Clearly such algorithms exists. For each natural number $n$, you can truncate the two decimals after $n$ decimal places, then apply the usual algorithms for terminating decimals, then take the limit as $n$ goes to $\infty$. (This works because addition, subtraction, multiplication, and division are continuous functions, and the truncation of a decimal after $n$ decimal places converges to the original decimal as $n$ goes to $\infty$.) But without taking limits, is there an elementary way to do it?
It's fine if the algorithms run forever. After all, even the long division algorithm to divide two natural numbers can run forever.
Best Answer
To add two infinite decimals, I'd begin by setting aside an infinite amount of time, since I'd need that long just to read the input.
For a more reasonable algorithmic problem, suppose I just want to compute the first significant digit of the sum; maybe that won't require reading the whole input. Unfortunately, in some cases, it does. Suppose I want to add $0.9999\dots$ and $0.0000\dots$. If the "$\dots$" means all $9$'s in the first case and all $0$'s in the second, then the sum is $1$, and there are two correct ways to write the answer, $1.000\dots$ and $0.9999\dots$, so the digit just to the left of the decimal point could be $1$ or $0$. But suppose the $\dots$ in the input weren't so simple; maybe the first one has an $8$ after a few million $9$'s while the second is (for simplicity) still all $0$'s. Then the digit just to the left of the decimal point of the answer has to be $0$ not $1$. On the other hand, if the first input has all $9$'s but the second has a $1$ after a few million $0$'s, then the digit just to the left of the decimal point of the answer has to be $1$, not $0$. So, to figure out the digit just to the left of the decimal point in the answer, you might need to read millions of digits of the input.
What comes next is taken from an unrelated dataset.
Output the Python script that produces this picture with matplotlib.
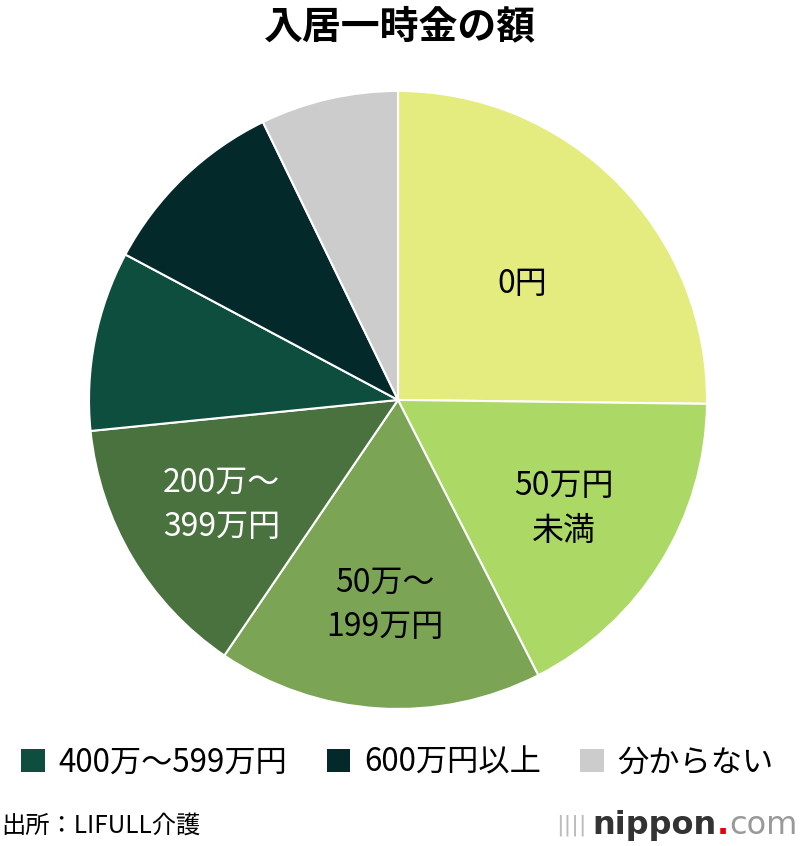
import matplotlib
matplotlib.use("Agg")
from matplotlib import pyplot as plt
from matplotlib.patches import Patch

plt.rcParams['font.family'] = ['Noto Sans CJK JP', 'DejaVu Sans']

# データ（%）
categories = ['0円', '50万円未満', '50万～199万円', '200万～399万円',
              '400万～599万円', '600万円以上', '分からない']
values = [25.2, 17.3, 17.0, 13.9, 9.4, 10.0, 7.2]
colors = ['#e4ec7f', '#acd866', '#7ca455', '#4a723f', '#0e4e3f', '#03292b', '#cccccc']
# 扇形の中に書くラベル
inner_labels = ['0円', '50万円\n未満', '50万～\n199万円', '200万～\n399万円', '', '', '']
label_colors = ['black', 'black', 'black', 'white', 'white', 'white', 'black']
legend_idx = [4, 5, 6]

fig = plt.figure(figsize=(8, 8.46), dpi=100)
ax = fig.add_axes([0.11125, 0.162, 0.7725, 0.7305])

wedges, texts = ax.pie(values, colors=colors, labels=inner_labels,
                       startangle=90, counterclock=False, labeldistance=0.665,
                       wedgeprops=dict(edgecolor='white', linewidth=1.5),
                       textprops=dict(fontsize=23, ha='center', va='center',
                                      linespacing=1.5))
for t, c in zip(texts, label_colors):
    t.set_color(c)
    t.set_ha('center')
# 0円のラベルは少し内側
x, y = texts[0].get_position()
texts[0].set_position((x * 0.85, y * 0.80))
# 50万円未満は少し左へ
x, y = texts[1].get_position()
texts[1].set_position((x * 0.95, y))

ax.set_xlim(-1, 1)
ax.set_ylim(-1, 1)
ax.set_aspect('equal')
ax.axis('off')

fig.text(0.5, 0.968, '入居一時金の額', ha='center', va='center',
         fontsize=28, fontweight='bold')

handles = [Patch(facecolor=colors[i], edgecolor='none') for i in legend_idx]
fig.legend(handles, [categories[i] for i in legend_idx], loc='center',
           bbox_to_anchor=(0.497, 0.099), ncol=3, frameon=False, fontsize=22.5,
           handlelength=0.75, handleheight=0.75, handletextpad=0.45,
           columnspacing=1.25)

fig.text(0.002, 0.024, '出所：LIFULL介護', ha='left', va='center', fontsize=17.5)

# ロゴ（右から並べる）
fig.canvas.draw()
W = fig.bbox.width
t3 = fig.text(0.997, 0.024, 'com', ha='right', va='center',
              fontsize=23, color='#999999', family='DejaVu Sans')
fig.canvas.draw()
t2 = fig.text(t3.get_window_extent().x0 / W, 0.024, '.', ha='right', va='center',
              fontsize=23, color='#e60012', fontweight='bold', family='DejaVu Sans')
fig.canvas.draw()
t1 = fig.text(t2.get_window_extent().x0 / W, 0.024, 'nippon', ha='right', va='center',
              fontsize=23, color='#333333', fontweight='bold', family='DejaVu Sans')
fig.canvas.draw()
fig.text(t1.get_window_extent().x0 / W - 0.008, 0.024, '||||', ha='right', va='center',
         fontsize=16, color='#bbbbbb', family='DejaVu Sans')

fig.savefig('out.png', dpi=100)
Maybe you're patient enough to read millions of digits, but the situation can be even worse. If the inputs really are all $9$'s and all $0$'s after the decimal point, so either $1$ or $0$ could be digit just to the left of the decimal point, you can't actually give either of those (correct) answers after any finite amount of time. Even after reading millions of boring $9$'s and $0$'s, you'd still have the possibility that the first input could eventually have an $8$ or the second input could eventually have a $1$, making one of the two possible digits just to the left of the decimal point incorrect. So you could never confidently output the digit just to the left of the decimal point of the answer.
The moral of this story is that addition of infinite decimals is unpleasant in any situation where you want accurate algorithms.